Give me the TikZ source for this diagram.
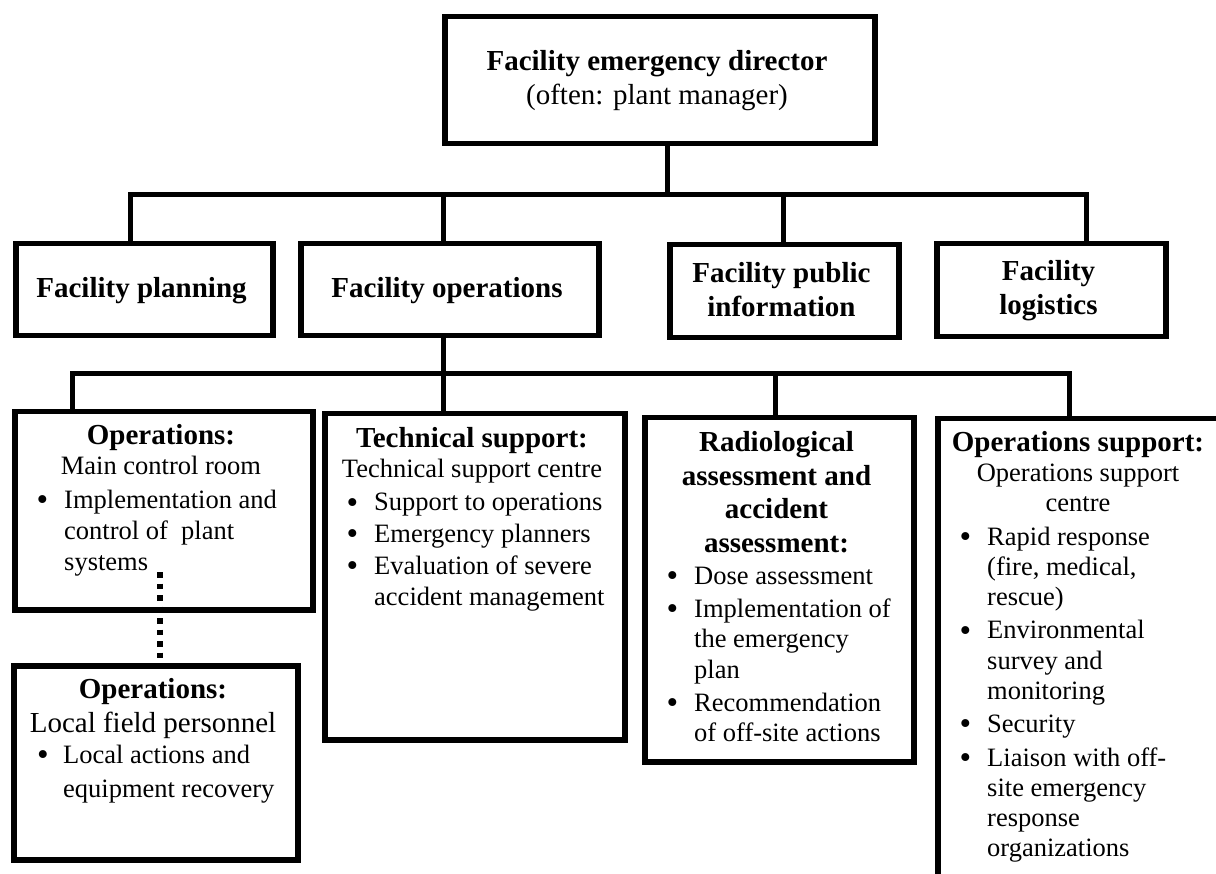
\documentclass[tikz,border=0pt]{standalone}
\usepackage{fontspec}
\setmainfont{Liberation Serif}
\newcommand{\hfnt}{\fontsize{29}{33.5}\selectfont\bfseries}
\newcommand{\bfnt}{\fontsize{26.5}{31}\selectfont}
\newcommand{\lfnt}{\fontsize{29}{34}\selectfont}
\newcommand{\bu}{\makebox[27.6pt][l]{\raisebox{-2.2pt}{\scalebox{1.25}{\textbullet}}}}
\newcommand{\bux}{\makebox[26pt][l]{\raisebox{-2.2pt}{\scalebox{1.25}{\textbullet}}}}
\tikzset{
  box/.style={draw, line width=5.5pt, inner sep=0pt, anchor=north west},
  conn/.style={line width=5pt},
  dotconn/.style={line width=6pt, dash pattern=on 5.5pt off 6pt},
  txt/.style={inner sep=0pt, anchor=base},
  lst/.style={inner sep=0pt, anchor=base west},
}
\begin{document}
\begin{tikzpicture}[x=1pt,y=-1pt]
\useasboundingbox (0,0) rectangle (1216,874);

% boxes
\node[box, minimum width=430pt, minimum height=127pt] (dir) at (442,14) {};
\node[box, minimum width=257pt, minimum height=92pt] (plan) at (13,241) {};
\node[box, minimum width=298pt, minimum height=92pt] (fops) at (298,241) {};
\node[box, minimum width=229pt, minimum height=93pt] (pub) at (667,242) {};
\node[box, minimum width=229pt, minimum height=93pt] (log) at (934,241) {};
\node[box, minimum width=298pt, minimum height=198pt] (mcr) at (12,409) {};
\node[box, minimum width=300pt, minimum height=326pt] (tech) at (322,411) {};
\node[box, minimum width=269pt, minimum height=344pt] (rad) at (642,415) {};
\node[box, minimum width=284pt, minimum height=194pt] (field) at (11,663) {};
\node[box, minimum width=286pt, minimum height=480pt] (osup) at (935,416) {};

% connectors, level 1
\coordinate (j0) at (667,195);
\coordinate (j1) at (130,195);
\coordinate (j2) at (443,195);
\coordinate (j3) at (783,195);
\coordinate (j4) at (1086,195);
\draw[conn] (dir.south -| j0) -- (j0);
\draw[conn] (plan.north -| j1) -- (j1) -- (j4) -- (log.north -| j4);
\draw[conn] (j2) -- (fops.north -| j2);
\draw[conn] (j3) -- (pub.north -| j3);

% connectors, level 2
\coordinate (k1) at (72,374);
\coordinate (k2) at (443,374);
\coordinate (k3) at (775,374);
\coordinate (k4) at (1069,374);
\draw[conn] (mcr.north -| k1) -- (k1) -- (k4) -- (osup.north -| k4);
\draw[conn] (fops.south -| k2) -- (tech.north -| k2);
\draw[conn] (k3) -- (rad.north -| k3);

% dotted link
\coordinate (d0) at (160,572);
\draw[dotconn] (d0) -- (field.north -| d0);

% texts
\node[txt] (dirT) at (657,71) {\hfnt\begin{tabular}[t]{@{}c@{}}Facility emergency director\\ \mdseries (often: plant manager)\end{tabular}};
\node[txt] (planT) at (141.5,298) {\hfnt Facility planning};
\node[txt] (fopsT) at (447,298) {\hfnt Facility operations};
\node[txt] (pubT) at (781.5,283) {\hfnt\begin{tabular}[t]{@{}c@{}}Facility public\\ information\end{tabular}};
\node[txt] (logT) at (1048.5,281) {\hfnt\begin{tabular}[t]{@{}c@{}}Facility\\ logistics\end{tabular}};

% main control room
\node[txt] (mcrH) at (161,445) {\hfnt Operations:};
\node[txt] (mcrS) at (161,475) {\bfnt Main control room};
\node[lst] (mcrL) at (36.4,508) {\bfnt\begin{tabular}[t]{@{}l@{}l@{}}
\bu & Implementation and\\
 & control of\ \ plant\\
 & systems
\end{tabular}};

% local field personnel
\node[txt] (fldH) at (153,698) {\hfnt Operations:};
\node[txt] (fldS) at (153,732) {\lfnt Local field personnel};
\node[lst] (fldL) at (37,763) {\fontsize{26.5}{34}\selectfont\begin{tabular}[t]{@{}l@{}l@{}}
\bux & Local actions and\\
 & equipment recovery
\end{tabular}};

% technical support
\node[txt] (techH) at (472,448) {\hfnt Technical support:};
\node[txt] (techS) at (472,478) {\bfnt Technical support centre};
\node[lst] (techL) at (346.4,511) {\fontsize{26.5}{31.5}\selectfont\begin{tabular}[t]{@{}l@{}l@{}}
\bu & Support to operations\\
\bu & Emergency planners\\
\bu & Evaluation of severe\\
 & accident management
\end{tabular}};

% radiological
\node[txt] (radH) at (776.5,452) {\hfnt\begin{tabular}[t]{@{}c@{}}Radiological\\ assessment and\\ accident\\ assessment:\end{tabular}};
\node[lst] (radL) at (666.4,584) {\fontsize{26.5}{30.5}\selectfont\begin{tabular}[t]{@{}l@{}l@{}}
\bu & Dose assessment\\[2.5pt]
\bu & Implementation of\\
 & the emergency\\
 & plan\\[2.5pt]
\bu & Recommendation\\
 & of off-site actions
\end{tabular}};

% operations support
\node[txt] (osH) at (1078,452) {\hfnt Operations support:};
\node[txt] (osS) at (1078,482) {\fontsize{26.5}{30}\selectfont\begin{tabular}[t]{@{}c@{}}Operations support\\ centre\end{tabular}};
\node[lst] (osL) at (959.4,545) {\fontsize{26.5}{30.3}\selectfont\begin{tabular}[t]{@{}l@{}l@{}}
\bu & Rapid response\\
 & (fire, medical,\\
 & rescue)\\[3pt]
\bu & Environmental\\
 & survey and\\
 & monitoring\\[3pt]
\bu & Security\\[3pt]
\bu & Liaison with off-\\
 & site emergency\\
 & response\\
 & organizations
\end{tabular}};
\end{tikzpicture}
\end{document}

########################################

-- Work to do --
Pictures are excluded; extract exactly the lines from the start of the data through the line that holds "(pub.north -| j3);", both ends included.

-- The output --
Give me the TikZ source for this diagram.
\documentclass[tikz,border=0pt]{standalone}
\usepackage{fontspec}
\setmainfont{Liberation Serif}
\newcommand{\hfnt}{\fontsize{29}{33.5}\selectfont\bfseries}
\newcommand{\bfnt}{\fontsize{26.5}{31}\selectfont}
\newcommand{\lfnt}{\fontsize{29}{34}\selectfont}
\newcommand{\bu}{\makebox[27.6pt][l]{\raisebox{-2.2pt}{\scalebox{1.25}{\textbullet}}}}
\newcommand{\bux}{\makebox[26pt][l]{\raisebox{-2.2pt}{\scalebox{1.25}{\textbullet}}}}
\tikzset{
  box/.style={draw, line width=5.5pt, inner sep=0pt, anchor=north west},
  conn/.style={line width=5pt},
  dotconn/.style={line width=6pt, dash pattern=on 5.5pt off 6pt},
  txt/.style={inner sep=0pt, anchor=base},
  lst/.style={inner sep=0pt, anchor=base west},
}
\begin{document}
\begin{tikzpicture}[x=1pt,y=-1pt]
\useasboundingbox (0,0) rectangle (1216,874);

% boxes
\node[box, minimum width=430pt, minimum height=127pt] (dir) at (442,14) {};
\node[box, minimum width=257pt, minimum height=92pt] (plan) at (13,241) {};
\node[box, minimum width=298pt, minimum height=92pt] (fops) at (298,241) {};
\node[box, minimum width=229pt, minimum height=93pt] (pub) at (667,242) {};
\node[box, minimum width=229pt, minimum height=93pt] (log) at (934,241) {};
\node[box, minimum width=298pt, minimum height=198pt] (mcr) at (12,409) {};
\node[box, minimum width=300pt, minimum height=326pt] (tech) at (322,411) {};
\node[box, minimum width=269pt, minimum height=344pt] (rad) at (642,415) {};
\node[box, minimum width=284pt, minimum height=194pt] (field) at (11,663) {};
\node[box, minimum width=286pt, minimum height=480pt] (osup) at (935,416) {};

% connectors, level 1
\coordinate (j0) at (667,195);
\coordinate (j1) at (130,195);
\coordinate (j2) at (443,195);
\coordinate (j3) at (783,195);
\coordinate (j4) at (1086,195);
\draw[conn] (dir.south -| j0) -- (j0);
\draw[conn] (plan.north -| j1) -- (j1) -- (j4) -- (log.north -| j4);
\draw[conn] (j2) -- (fops.north -| j2);
\draw[conn] (j3) -- (pub.north -| j3);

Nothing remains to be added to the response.